Ending a car lease early

Know what you're signing up for: ending a lease early can be expensive

BuyaCar team
Apr 27, 2018

No matter how secure you are when you sign up for a leasing or finance agreement, your situation can change unexpectedly. You might need a different vehicle, to cut your repayments, or to get rid of a car entirely.

If you own your car, or have a finance agreement, then it’s often possibly to return or trade in your car for a reasonable cost. Car leasing is a bit different, however. It's often known as personal contract hire and is effectively long-term car rental. Ending one of these agreements early can be expensive. Read on for your options.

Personal Contract Purchase (PCP) is a type of finance that operates like leasing - with low monthly payments and the option to return the car at the end. We've outlined some ways to end PCP early further below.


Ending a lease agreement early

Car leasing is easy to understand: after your initial payment, you're charged monthly instalments to rent a car for a set term and then return the vehicle.

You sign a fixed-term agreement, which is usually between two and four years. As a result, there’s often no cheap way to settle. If you want to hand your car back early, then you may well be asked to pay all of the remaining instalments due as a settlement fee. If that happens, you might decide that it’s better to keep the vehicle and make your payments as normal.
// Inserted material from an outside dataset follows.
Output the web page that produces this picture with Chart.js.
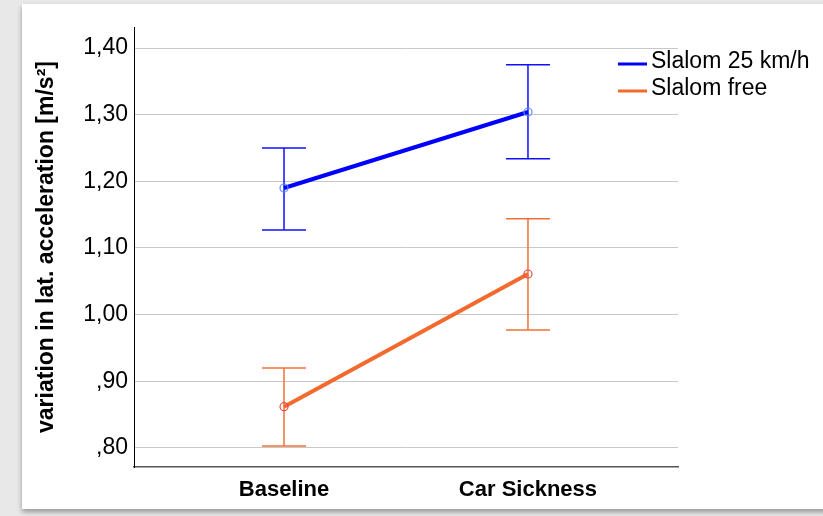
<!DOCTYPE html>
<html>
<head>
<meta charset="utf-8">
<script src="https://cdn.jsdelivr.net/npm/chart.js"></script>
<style>
  html, body { margin: 0; padding: 0; background: #e8e8e8; overflow: hidden; }
  .card { position: absolute; left: 22px; top: 4px; width: 820px; height: 505px; background: #fff;
          box-shadow: 0 3px 5px rgba(0,0,0,0.35); }
  #chart { position: absolute; left: 0; top: 0; }
</style>
</head>
<body>
<div class="card"></div>
<canvas id="chart" width="823" height="516"></canvas>
<script>
const categories = ["Baseline", "Car Sickness"];

const slalom25 = [1.190, 1.304];
const slalom25Low = [1.127, 1.234];
const slalom25High = [1.250, 1.375];

const slalomFree = [0.862, 1.061];
const slalomFreeLow = [0.803, 0.977];
const slalomFreeHigh = [0.920, 1.144];

const yTicks = [0.8, 0.9, 1.0, 1.1, 1.2, 1.3, 1.4];

const FONT = "Arial, 'Liberation Sans', sans-serif";

function toPoints(values) {
    return values.map((v, i) => ({ x: i, y: v }));
}

function fmtTick(v) {
    let s = v.toFixed(2).replace(".", ",");
    if (s.startsWith("0")) s = s.slice(1);
    return s;
}

// error bars, drawn under the lines
const errorBars = {
    id: "errorBars",
    beforeDatasetsDraw(chart) {
        const ctx = chart.ctx;
        const xs = chart.scales.x;
        const ys = chart.scales.y;
        chart.data.datasets.forEach((ds) => {
            ctx.save();
            ctx.strokeStyle = ds.errColor;
            ctx.lineWidth = 1.5;
            ds.low.forEach((lo, i) => {
                const x = xs.getPixelForValue(i);
                const yLo = ys.getPixelForValue(lo);
                const yHi = ys.getPixelForValue(ds.high[i]);
                ctx.beginPath();
                ctx.moveTo(x, yLo);
                ctx.lineTo(x, yHi);
                ctx.moveTo(x - 22, yLo);
                ctx.lineTo(x + 22, yLo);
                ctx.moveTo(x - 22, yHi);
                ctx.lineTo(x + 22, yHi);
                ctx.stroke();
            });
            ctx.restore();
        });
    }
};

// legend at the top right
const sideLegend = {
    id: "sideLegend",
    afterDraw(chart) {
        const ctx = chart.ctx;
        ctx.save();
        ctx.font = "23px " + FONT;
        ctx.fillStyle = "#000";
        ctx.textBaseline = "alphabetic";
        chart.data.datasets.forEach((ds, i) => {
            const y = 64 + i * 27;
            ctx.strokeStyle = ds.borderColor;
            ctx.lineWidth = 3;
            ctx.beginPath();
            ctx.moveTo(618, y);
            ctx.lineTo(647, y);
            ctx.stroke();
            ctx.fillText(ds.label, 651, y + 4);
        });
        ctx.restore();
    }
};

new Chart(document.getElementById("chart"), {
    type: "line",
    data: {
        datasets: [
            {
                label: "Slalom 25 km/h",
                data: toPoints(slalom25),
                low: slalom25Low,
                high: slalom25High,
                borderColor: "#0000ff",
                errColor: "#1010ff",
                borderWidth: 4,
                pointRadius: 4,
                pointBorderWidth: 1.2,
                pointBorderColor: "#5a8cff",
                pointBackgroundColor: "rgba(255,255,255,0)",
            },
            {
                label: "Slalom free",
                data: toPoints(slalomFree),
                low: slalomFreeLow,
                high: slalomFreeHigh,
                borderColor: "#f26a2e",
                errColor: "#f27038",
                borderWidth: 4,
                pointRadius: 4,
                pointBorderWidth: 1.2,
                pointBorderColor: "#e84a4a",
                pointBackgroundColor: "rgba(255,255,255,0)",
            },
        ],
    },
    options: {
        responsive: false,
        animation: false,
        layout: { padding: { left: 0, right: 145, top: 27, bottom: 0 } },
        plugins: { legend: { display: false }, tooltip: { enabled: false } },
        scales: {
            x: {
                type: "linear",
                min: -0.615,
                max: 1.615,
                afterBuildTicks: (axis) => { axis.ticks = categories.map((c, i) => ({ value: i })); },
                afterFit: (axis) => { axis.height = 49; },
                grid: { display: false },
                border: { color: "#555", width: 1.5 },
                ticks: {
                    color: "#000",
                    padding: 2,
                    maxRotation: 0,
                    font: { family: FONT, size: 22, weight: "bold" },
                    callback: (v) => categories[v],
                },
            },
            y: {
                min: 0.7715,
                max: 1.4315,
                afterBuildTicks: (axis) => { axis.ticks = yTicks.map((v) => ({ value: v })); },
                afterFit: (axis) => { axis.width = 134; },
                grid: { color: "#c8c8c8", lineWidth: 1, drawTicks: false },
                border: { color: "#000", width: 1 },
                ticks: {
                    color: "#000",
                    padding: 6,
                    font: { family: FONT, size: 23 },
                    callback: (v) => fmtTick(v),
                },
                title: {
                    display: true,
                    text: "variation in lat. acceleration [m/s²]",
                    color: "#000",
                    padding: { top: 33, bottom: 0 },
                    font: { family: FONT, size: 23, weight: "bold" },
                },
            },
        },
    },
    plugins: [errorBars, sideLegend],
});
</script>
</body>
</html>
You may get a more favourable option if you ask the leasing company to switch your lease to another vehicle - you might suddenly need a larger, or more economical car, for example. However, there’s no guarantee.

In both cases, it’s always worth asking to see if a favourable option is available, but it’s best to assume that you’ll have to pay the full amount that you owe.

Alternatively, negative equity finance may help. This allows you to add on a settlement fee to finance payments for your next car and pay both of them in a single instalment each month. This can be a good option if you badly need a different car, but isn’t always cost-effective when it comes to ending a lease early.

Unlike other types of car finance, there is no voluntary termination option, which allows you to return the car once you have paid half of the amount borrowed.

If you are struggling to make payments, then you should contact the leasing company immediately, as they may be able to help.


Ending a lease-type agreement early

There are more options if you have a lease-type of finance - Personal Contract Purchase (PCP) is the most common.

The monthly repayments only cover some of the cost of the car - the value that the car’s expected to lose during the agreement - so payments can be similar to a lease. At the end, you can return the car or there’s an option to buy, which is known as the balloon payment.

The cost of ending a PCP agreement early tends to be based on the value of your car, compared with the amount left to pay (including the final balloon payment).

So if you still owe £7,000 and the car’s worth £6,500, you could cancel the agreement by returning the car and paying the settlement fee, which would include the £500 difference. If the car's worth more than the outstanding amount, then the fee may be negligible.

You can also end PCP finance early to trade your current vehicle in for another one. If your car is worth more than the amount left owing, then you should even get a discount on your next car. But if there is a settlement fee to pay, then it may be possible to add this to your finance agreement for your next car with negative equity finance: you’ll then make the payments for your next car and the settlement fee in monthly instalments.

Bear in mind that you may still be liable for excess mileage and damage payments if you end your PCP agreement early: your mileage limit will be adjusted to take into account the reduced length.

Voluntary termination is also an option with PCP finance; you can return the car once you've paid off half of the total debt, including the balloon payment. This usually happens towards the end of a finance term unless you top up the payments with extra cash.